New Delhi, Feb. 3: The navy has removed the captain of one of its latest amphibious warships from command after the vessel “touched bottom” while entering the harbour at Visakhapatnam last week.

One of the two propellers of the INS Airavat was damaged. The Airavat is classified as a Landing Ship Tank (Large). It is capable of carrying upto 500 marines and 10 tanks and is designed to beach for an assault force. The ship was built in Calcutta by the Garden Reach Shipbuilders and Engineers.

A source in the navy said the commanding officer of the ship was relieved of his responsibility after the incident last Thursday night. When warships enter harbour all hands are at their stations and the commander is in the bridge instructing the navigators.

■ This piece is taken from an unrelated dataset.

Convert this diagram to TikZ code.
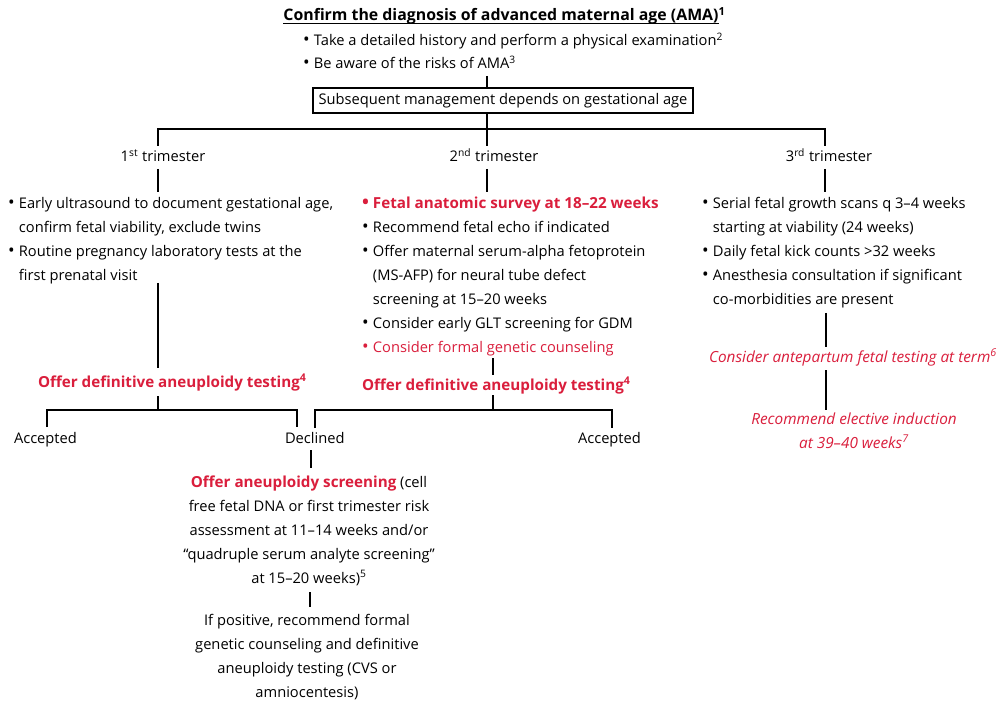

On Thursday night, the INS Airavat was returning to its home port and seeking to enter the naval dockyard at the Eastern Naval Command headquarters. The vessel is 124 metres long while the channel through which it was to enter is 100 metres wide. The channel not only zigzags, requiring such a large ship to be deftly manoeuvred, but also has uneven depths.

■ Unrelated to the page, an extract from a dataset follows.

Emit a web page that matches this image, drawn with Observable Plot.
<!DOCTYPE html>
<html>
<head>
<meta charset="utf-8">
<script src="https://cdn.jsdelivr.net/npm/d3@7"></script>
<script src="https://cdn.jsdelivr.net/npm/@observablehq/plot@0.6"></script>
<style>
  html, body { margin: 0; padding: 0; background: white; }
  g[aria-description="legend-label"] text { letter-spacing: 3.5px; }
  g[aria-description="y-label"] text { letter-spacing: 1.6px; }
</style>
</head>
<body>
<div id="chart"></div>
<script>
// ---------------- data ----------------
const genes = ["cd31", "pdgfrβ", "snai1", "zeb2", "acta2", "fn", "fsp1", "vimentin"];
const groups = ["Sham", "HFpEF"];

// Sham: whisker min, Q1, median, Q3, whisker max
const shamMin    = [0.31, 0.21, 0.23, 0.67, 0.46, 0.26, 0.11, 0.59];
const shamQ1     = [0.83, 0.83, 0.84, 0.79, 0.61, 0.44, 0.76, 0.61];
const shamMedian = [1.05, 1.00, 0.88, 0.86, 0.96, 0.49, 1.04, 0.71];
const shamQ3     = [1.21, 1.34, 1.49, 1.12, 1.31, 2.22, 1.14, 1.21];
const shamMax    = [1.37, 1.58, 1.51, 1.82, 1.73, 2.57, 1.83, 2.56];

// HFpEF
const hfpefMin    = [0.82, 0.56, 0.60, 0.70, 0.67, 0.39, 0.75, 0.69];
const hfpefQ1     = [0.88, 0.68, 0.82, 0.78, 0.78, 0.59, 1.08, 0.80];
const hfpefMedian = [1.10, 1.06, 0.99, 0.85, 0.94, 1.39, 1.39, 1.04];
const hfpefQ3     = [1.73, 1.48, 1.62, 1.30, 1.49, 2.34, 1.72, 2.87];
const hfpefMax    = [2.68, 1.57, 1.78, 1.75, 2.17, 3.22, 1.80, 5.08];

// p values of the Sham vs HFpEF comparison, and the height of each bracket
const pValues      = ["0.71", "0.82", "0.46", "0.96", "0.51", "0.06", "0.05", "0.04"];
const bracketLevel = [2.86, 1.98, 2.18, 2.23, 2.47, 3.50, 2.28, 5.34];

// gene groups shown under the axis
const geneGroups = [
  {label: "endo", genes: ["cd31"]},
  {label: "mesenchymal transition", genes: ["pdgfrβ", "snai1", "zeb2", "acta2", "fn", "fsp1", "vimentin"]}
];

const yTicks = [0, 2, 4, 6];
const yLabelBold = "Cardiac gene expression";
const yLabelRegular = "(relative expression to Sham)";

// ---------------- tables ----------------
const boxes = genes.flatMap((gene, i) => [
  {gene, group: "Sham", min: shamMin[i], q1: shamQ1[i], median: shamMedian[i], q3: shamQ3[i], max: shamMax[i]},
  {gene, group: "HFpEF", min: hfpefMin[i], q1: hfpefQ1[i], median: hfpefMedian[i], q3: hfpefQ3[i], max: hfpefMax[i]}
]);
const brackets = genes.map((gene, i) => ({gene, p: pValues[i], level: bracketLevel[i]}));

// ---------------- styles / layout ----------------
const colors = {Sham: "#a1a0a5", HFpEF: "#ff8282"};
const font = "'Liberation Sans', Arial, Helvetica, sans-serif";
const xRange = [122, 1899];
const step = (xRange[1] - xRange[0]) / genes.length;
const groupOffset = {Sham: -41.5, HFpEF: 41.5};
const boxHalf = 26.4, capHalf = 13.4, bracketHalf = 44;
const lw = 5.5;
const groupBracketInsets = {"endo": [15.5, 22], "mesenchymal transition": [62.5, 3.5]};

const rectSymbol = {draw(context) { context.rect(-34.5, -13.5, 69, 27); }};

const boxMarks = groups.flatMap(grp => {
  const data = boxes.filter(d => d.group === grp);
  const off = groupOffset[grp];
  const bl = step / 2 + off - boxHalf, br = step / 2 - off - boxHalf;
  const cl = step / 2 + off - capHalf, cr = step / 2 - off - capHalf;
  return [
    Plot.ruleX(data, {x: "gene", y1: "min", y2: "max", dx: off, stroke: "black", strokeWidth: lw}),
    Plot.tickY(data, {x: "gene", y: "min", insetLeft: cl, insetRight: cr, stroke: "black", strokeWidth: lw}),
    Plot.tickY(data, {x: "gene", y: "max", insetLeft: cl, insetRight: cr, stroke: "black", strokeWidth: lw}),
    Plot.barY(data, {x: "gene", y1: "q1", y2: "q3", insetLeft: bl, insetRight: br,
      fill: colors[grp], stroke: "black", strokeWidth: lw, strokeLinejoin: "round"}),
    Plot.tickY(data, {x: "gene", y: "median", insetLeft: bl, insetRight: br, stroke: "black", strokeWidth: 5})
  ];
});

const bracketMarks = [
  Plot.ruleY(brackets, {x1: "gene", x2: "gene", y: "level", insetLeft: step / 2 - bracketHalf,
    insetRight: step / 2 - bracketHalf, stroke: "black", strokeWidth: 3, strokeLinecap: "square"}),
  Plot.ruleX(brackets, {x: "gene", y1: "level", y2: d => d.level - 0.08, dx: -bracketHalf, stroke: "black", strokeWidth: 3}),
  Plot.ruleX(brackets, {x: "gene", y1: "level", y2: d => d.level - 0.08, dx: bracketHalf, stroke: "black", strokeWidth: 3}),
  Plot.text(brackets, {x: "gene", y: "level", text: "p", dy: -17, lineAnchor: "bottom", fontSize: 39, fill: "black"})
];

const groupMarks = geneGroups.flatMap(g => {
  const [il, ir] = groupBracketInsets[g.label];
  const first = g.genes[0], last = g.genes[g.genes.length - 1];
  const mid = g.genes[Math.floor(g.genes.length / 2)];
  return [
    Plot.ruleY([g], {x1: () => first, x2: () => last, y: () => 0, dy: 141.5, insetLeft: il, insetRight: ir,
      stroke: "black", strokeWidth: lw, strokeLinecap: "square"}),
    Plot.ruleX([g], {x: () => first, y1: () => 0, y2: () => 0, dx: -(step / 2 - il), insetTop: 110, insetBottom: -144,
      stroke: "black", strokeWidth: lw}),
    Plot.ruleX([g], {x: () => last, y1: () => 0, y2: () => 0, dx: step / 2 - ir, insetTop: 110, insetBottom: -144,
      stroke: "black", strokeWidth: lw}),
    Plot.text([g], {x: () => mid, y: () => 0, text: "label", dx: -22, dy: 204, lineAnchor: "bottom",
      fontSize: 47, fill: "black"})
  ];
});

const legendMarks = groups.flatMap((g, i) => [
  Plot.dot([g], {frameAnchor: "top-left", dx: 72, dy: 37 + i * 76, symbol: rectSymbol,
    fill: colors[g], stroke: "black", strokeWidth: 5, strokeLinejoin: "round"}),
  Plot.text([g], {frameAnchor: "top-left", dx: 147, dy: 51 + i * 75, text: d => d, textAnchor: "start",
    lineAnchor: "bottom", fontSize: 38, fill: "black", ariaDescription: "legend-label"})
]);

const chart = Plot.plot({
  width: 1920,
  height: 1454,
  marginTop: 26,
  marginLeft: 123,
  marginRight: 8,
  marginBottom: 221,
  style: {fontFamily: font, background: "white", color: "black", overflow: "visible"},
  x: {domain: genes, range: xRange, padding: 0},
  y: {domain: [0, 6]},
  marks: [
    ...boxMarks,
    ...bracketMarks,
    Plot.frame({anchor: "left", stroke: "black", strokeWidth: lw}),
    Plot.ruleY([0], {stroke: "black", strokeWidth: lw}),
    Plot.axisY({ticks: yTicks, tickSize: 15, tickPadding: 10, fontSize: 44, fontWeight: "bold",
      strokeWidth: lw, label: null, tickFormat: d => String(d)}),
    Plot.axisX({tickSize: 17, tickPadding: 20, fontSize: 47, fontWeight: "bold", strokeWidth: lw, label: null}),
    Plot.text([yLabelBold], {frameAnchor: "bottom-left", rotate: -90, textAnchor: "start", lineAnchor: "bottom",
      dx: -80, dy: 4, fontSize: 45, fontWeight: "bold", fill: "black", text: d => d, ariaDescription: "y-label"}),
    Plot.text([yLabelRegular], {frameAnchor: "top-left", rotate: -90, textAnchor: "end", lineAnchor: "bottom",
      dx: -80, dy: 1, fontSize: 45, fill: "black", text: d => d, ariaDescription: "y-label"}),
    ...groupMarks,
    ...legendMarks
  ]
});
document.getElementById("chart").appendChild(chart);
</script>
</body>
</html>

It was probably while negotiating the channel that the navigators made a mistake with the result that a propeller hit the depths. In naval parlance this is called “touching bottom”. It is not the same as “running aground”.

The damaged propeller would be replaced in the dry dock. The damage will not tell on its capabilities after the replacement, navy sources claimed.

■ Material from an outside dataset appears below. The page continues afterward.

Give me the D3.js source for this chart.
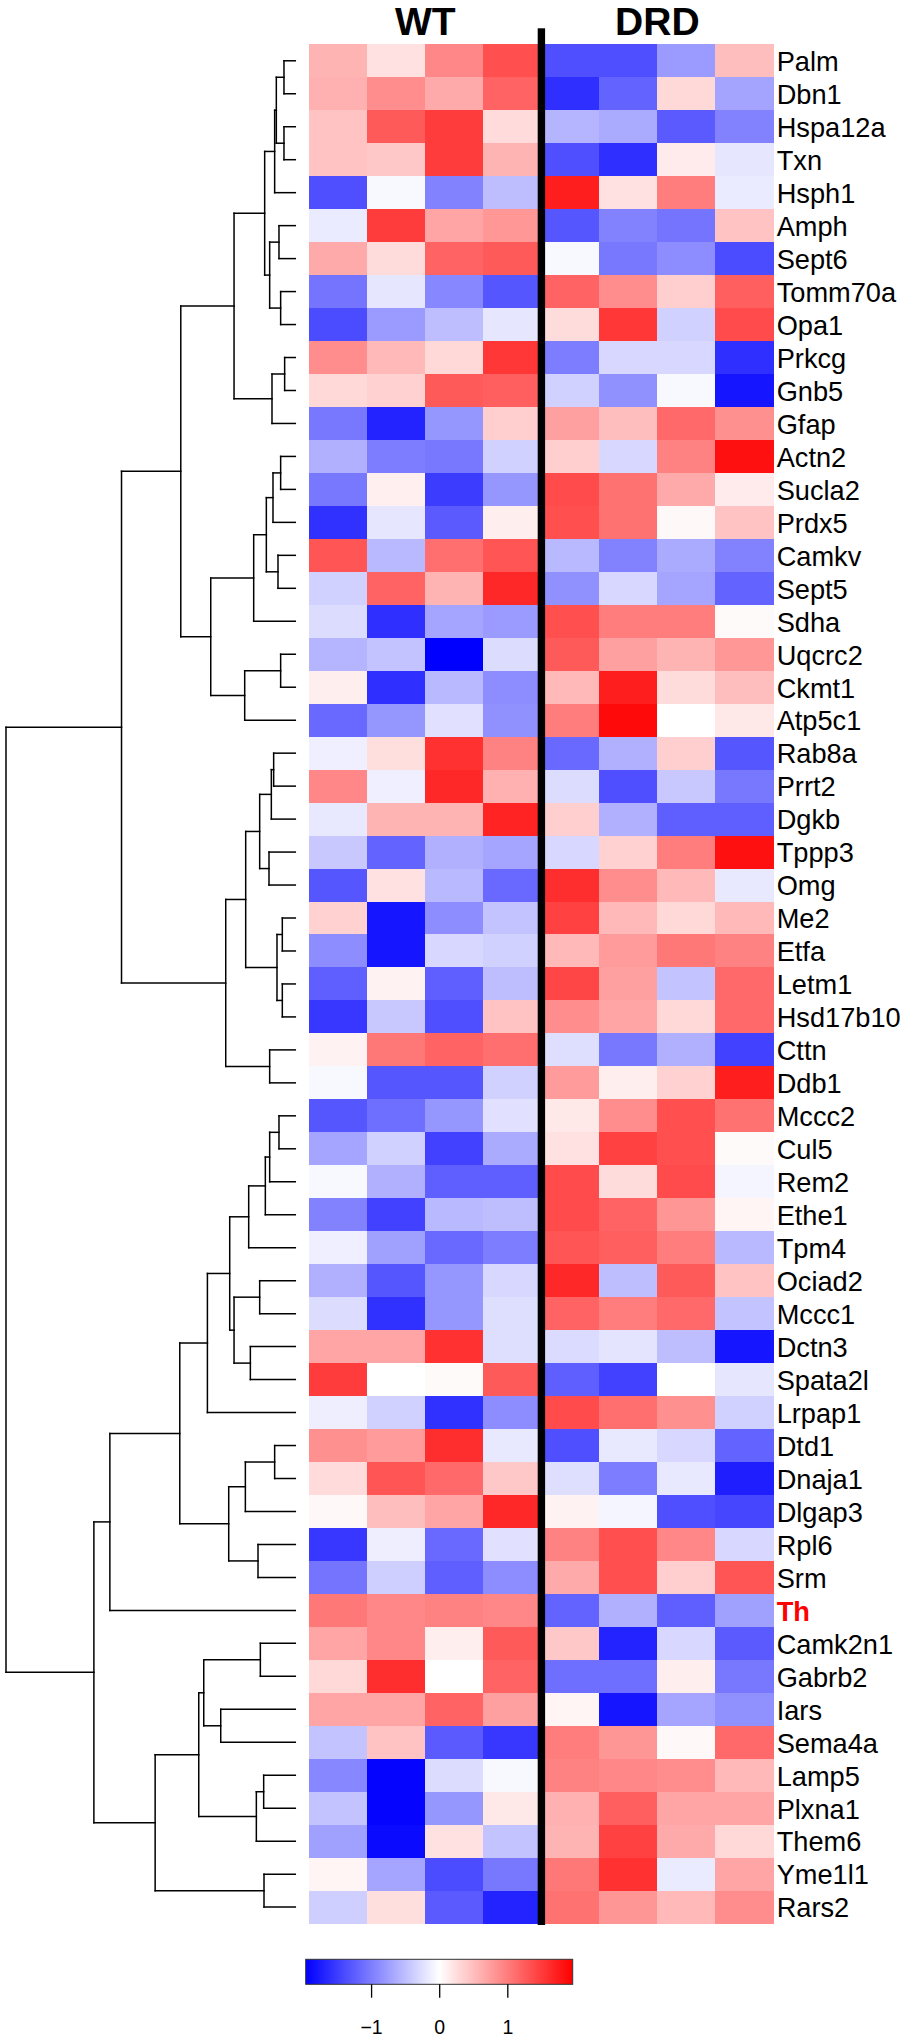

The Airavat is crucial to the capabilities of the navy’s eastern fleet. It is equipped, not only for assault, but also with a hospital and compartments for humanitarian assistance and disaster relief. In 2011, the ship was buzzed by the Chinese — who asked questions of it over a radio — while sailing from one port in Vietnam to another through the South China Sea that China and Vietnam (among others) dispute.

The damage to the Airavat is the fourth major incident to hit the navy since August when its submarine, the INS Sindhurakshak, sank after a suspected explosion in its weapons compartment. In December, the INS Talwar, a frigate, hit a fishing vessel, also during coastal manouevres near Mumbai. The commanding officers of the INS Talwar and the INS Betwa, that had a crack on its sonar dome, were also removed.

In none of the incidents the navy’s operational capability was severely damaged. But the spurt in accidents — there were three minor ones too in the same period — has focussed attention on deficiencies that navy sources said were being addressed.